OBJECTIVES OF A PORTFOLIO

The objective of a portfolio is to provide the opportunity for candidates to:

  • Exhibit their understanding of the subject matter.
  • Relate the theories and concepts that they have learned from real-life work situations. Adopt and value an ‘Action’ or ‘Experiential’ learning approach.
  • Provide evidence of their ability to adapt and adopt what they have acquired from their learning process to real-life problems situations.
  • Measure the effectiveness of their own life-long learning endeavours.
  • Provide evidence of how they can view current/past work-place related problems in the light of the new knowledge or skill that they have acquired.
  • Enable them to collate their work/life experiences into a meaningful and coherent body of work that will exhibit their understanding and knowledge of workplace or real-life related issues.

FORMAT OF A TYPICAL PORTFOLIO REPORT

Section A: Introduction

  1. Personal – Provides a concise self-description. This must include examples of work-related positions held in your career or professional life.
  2. Organisational – Provides a concise introduction to the organisations and the industry in which you have worked. The description of the industry must be given from both domestic and international perspectives.

Section B: Personal views on your areas of specialism.

  1. Provides an analysis of what your specialism involves. This should be discussed from the point of personal and professional experiences, supported by external ideas/concepts/models or reference materials.
  2. Choose one current role model model/hero, eg. a parent, coach or mentor or a previous ‘boss’ (local/international) and discuss what you have personally learned from this person, that has inspired or helped you in your professional development.

Section C: Examples of dilemmas faced, or challenges overcome.

In this section the candidate needs to provide examples of their own dilemmas or challenges faced, to become successful. Candidates may either discuss one ‘incident’ only in detail, or a few incidents that have occurred throughout their career in becoming a specialist in their area or discipline.

Section D: Synergising new knowledge gained from practical demands

Throughout their career, candidates will undoubtedly gain much knowledge and insight on the concepts and practises to achieve specialist expertise.

In this section candidates are required to present their own understanding of how their newly acquired knowledge can be synergised with their own practical specialist experience. Candidates may also draw from their wide readings, participation in conferences/seminars. It is critical that candidates exhibit a deep sense of practical knowledge. This practical knowledge may also be derived from other related professional experience. Where possible candidates must indicate and explain how far their experience is similar or different from other specialists’ experiences and achievements.
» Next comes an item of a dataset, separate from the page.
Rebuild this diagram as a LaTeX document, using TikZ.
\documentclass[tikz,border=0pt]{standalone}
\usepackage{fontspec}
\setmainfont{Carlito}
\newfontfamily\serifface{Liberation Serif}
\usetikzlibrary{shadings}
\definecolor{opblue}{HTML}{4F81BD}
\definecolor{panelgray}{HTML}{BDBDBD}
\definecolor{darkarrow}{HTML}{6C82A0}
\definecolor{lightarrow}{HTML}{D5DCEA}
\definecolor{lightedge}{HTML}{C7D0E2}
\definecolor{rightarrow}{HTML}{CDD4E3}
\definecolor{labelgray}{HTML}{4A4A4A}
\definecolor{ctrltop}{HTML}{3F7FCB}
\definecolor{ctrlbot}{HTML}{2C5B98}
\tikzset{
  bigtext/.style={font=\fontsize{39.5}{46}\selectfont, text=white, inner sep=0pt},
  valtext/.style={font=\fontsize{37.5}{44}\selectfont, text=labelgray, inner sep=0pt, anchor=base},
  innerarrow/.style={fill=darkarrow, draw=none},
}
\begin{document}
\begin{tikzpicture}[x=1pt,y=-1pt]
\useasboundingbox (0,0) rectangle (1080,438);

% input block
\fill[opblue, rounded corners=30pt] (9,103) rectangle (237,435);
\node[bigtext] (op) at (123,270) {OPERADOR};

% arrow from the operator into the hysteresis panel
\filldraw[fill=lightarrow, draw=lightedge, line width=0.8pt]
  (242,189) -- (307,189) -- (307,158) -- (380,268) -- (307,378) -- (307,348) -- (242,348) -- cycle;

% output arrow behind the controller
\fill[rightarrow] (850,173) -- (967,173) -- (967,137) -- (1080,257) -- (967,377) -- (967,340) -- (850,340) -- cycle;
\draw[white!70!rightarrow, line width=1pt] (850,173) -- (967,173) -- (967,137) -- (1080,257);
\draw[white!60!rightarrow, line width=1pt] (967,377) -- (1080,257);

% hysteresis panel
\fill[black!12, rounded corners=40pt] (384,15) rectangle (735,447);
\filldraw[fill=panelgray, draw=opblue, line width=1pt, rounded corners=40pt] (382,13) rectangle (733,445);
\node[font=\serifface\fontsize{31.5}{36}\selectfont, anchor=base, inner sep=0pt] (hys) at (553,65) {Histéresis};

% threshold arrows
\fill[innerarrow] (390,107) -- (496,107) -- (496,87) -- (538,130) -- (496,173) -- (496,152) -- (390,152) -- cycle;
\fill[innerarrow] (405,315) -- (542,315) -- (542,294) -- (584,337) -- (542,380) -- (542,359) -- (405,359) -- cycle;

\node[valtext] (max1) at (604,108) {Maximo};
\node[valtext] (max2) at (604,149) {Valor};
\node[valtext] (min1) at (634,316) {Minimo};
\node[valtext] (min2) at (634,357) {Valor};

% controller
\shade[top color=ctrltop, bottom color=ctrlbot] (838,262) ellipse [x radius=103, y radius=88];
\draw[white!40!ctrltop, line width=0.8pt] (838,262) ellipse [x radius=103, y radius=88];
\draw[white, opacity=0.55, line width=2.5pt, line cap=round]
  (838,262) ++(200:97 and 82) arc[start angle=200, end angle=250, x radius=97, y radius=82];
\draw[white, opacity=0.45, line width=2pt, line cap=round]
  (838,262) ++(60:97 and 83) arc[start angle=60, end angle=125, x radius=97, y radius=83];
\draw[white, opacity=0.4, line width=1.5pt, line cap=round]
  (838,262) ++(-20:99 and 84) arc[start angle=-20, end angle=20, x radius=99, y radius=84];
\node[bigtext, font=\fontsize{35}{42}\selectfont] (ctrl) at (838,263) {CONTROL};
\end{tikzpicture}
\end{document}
Section E: Summary and Conclusions

In this section, candidates are to summarise and draw conclusions from what they have presented in the whole portfolio. More than a repetition of what has already been discussed; the conclusion section should contain an in-depth synthesis of the key learning from their life-career experience. No new ideas or opinions should be introduced at this final stage.

A typical portfolio report should comprise 3000 to 5000 words and can include charts, graphs, tables, photos and appendices or attachments.